## Task objective
From the listing below, extract every line in which the word "matplotlib" appears.

------------------------

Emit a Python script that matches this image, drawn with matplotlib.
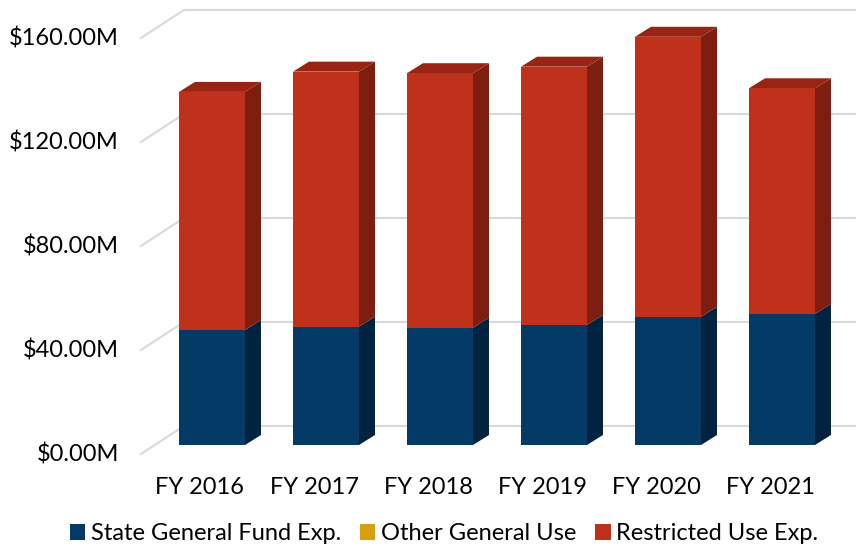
import matplotlib
matplotlib.use("Agg")
import matplotlib.pyplot as plt
import matplotlib.patches as mpatches
import numpy as np

categories = ["FY 2016", "FY 2017", "FY 2018", "FY 2019", "FY 2020", "FY 2021"]
state_general = [44.2, 45.5, 45.1, 46.2, 49.3, 50.4]
other_general = [0.0, 0.0, 0.0, 0.0, 0.0, 0.0]
restricted = [91.6, 98.1, 97.9, 99.3, 107.7, 86.8]
tick_values = [0, 40, 80, 120, 160]
tick_labels = ["$0.00M", "$40.00M", "$80.00M", "$120.00M", "$160.00M"]
series_names = ["State General Fund Exp.", "Other General Use", "Restricted Use Exp."]

plt.rcParams['font.family'] = ['Lato', 'DejaVu Sans']

W, H = 856, 548
fig = plt.figure(figsize=(W / 100, H / 100), dpi=100)
ax = fig.add_axes([0, 0, 1, 1])
ax.set_axis_off()

px_per_cat = 114.0
px_per_m = 2.6
ax.set_xlim(-212 / px_per_cat, (W - 212) / px_per_cat)
ax.set_ylim(-103 / px_per_m, (H - 103) / px_per_m)

# depth offsets (converted to data units)
bdx, bdy = 16 / px_per_cat, 10 / px_per_m          # bar depth
fdx, fdy = -14 / px_per_cat, -9 / px_per_m         # wall front plane
kdx, kdy = 29 / px_per_cat, 19 / px_per_m          # wall back plane

grid_c = "#D9D9D9"
x_left = -0.5
x_right = 5.6
for v in tick_values:
    ax.plot([x_left + fdx, x_left + kdx], [v + fdy, v + kdy], color=grid_c, lw=1.5, zorder=1)
    ax.plot([x_left + kdx, x_right + kdx], [v + kdy, v + kdy], color=grid_c, lw=1.5, zorder=1)

# tick labels
for v, lab in zip(tick_values, tick_labels):
    ax.text(x_left + fdx - 22 / px_per_cat, v + fdy, lab, ha="right", va="center",
            fontsize=17, color="#000000")

colors = {
    "blue": ("#033A66", "#02233F", "#032D50"),
    "gold": ("#D5A00F", "#8E6A08", "#B0850B"),
    "red": ("#C0311B", "#7E1E10", "#9A2413"),
}
bw = 66 / px_per_cat


def draw_box(xc, y0, y1, cols, z, top=True):
    front, side, topc = cols
    xl, xr = xc - bw / 2, xc + bw / 2
    ax.add_patch(mpatches.Polygon([[xr, y0], [xr + bdx, y0 + bdy], [xr + bdx, y1 + bdy], [xr, y1]],
                                  closed=True, facecolor=side, edgecolor="none", zorder=z))
    if top:
        ax.add_patch(mpatches.Polygon([[xl, y1], [xr, y1], [xr + bdx, y1 + bdy], [xl + bdx, y1 + bdy]],
                                      closed=True, facecolor=topc, edgecolor="none", zorder=z))
    ax.add_patch(mpatches.Rectangle((xl, y0), bw, y1 - y0, facecolor=front, edgecolor="none", zorder=z + 0.5))


for i in range(len(categories)):
    b0 = 0
    b1 = state_general[i]
    b2 = b1 + other_general[i]
    b3 = b2 + restricted[i]
    draw_box(i, b0, b1, colors["blue"], 3, top=False)
    if other_general[i] > 0:
        draw_box(i, b1, b2, colors["gold"], 3, top=False)
    draw_box(i, b2, b3, colors["red"], 3, top=True)
    ax.text(i + fdx + 2 / px_per_cat, fdy - 34 / px_per_m, categories[i], ha="center", va="center",
            fontsize=17, color="#000000")

handles = [mpatches.Patch(facecolor=c, edgecolor="none") for c in ("#033A66", "#D5A00F", "#C0311B")]
fig.legend(handles, series_names, loc="center", bbox_to_anchor=(0.519, 14 / H), ncol=3,
           frameon=False, fontsize=17, handlelength=0.64, handleheight=0.64, handletextpad=0.25,
           columnspacing=0.8, borderpad=0)

fig.savefig("out.png", dpi=100)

------------------------

## Correct result
Emit a Python script that matches this image, drawn with matplotlib.
import matplotlib
matplotlib.use("Agg")
import matplotlib.pyplot as plt
import matplotlib.patches as mpatches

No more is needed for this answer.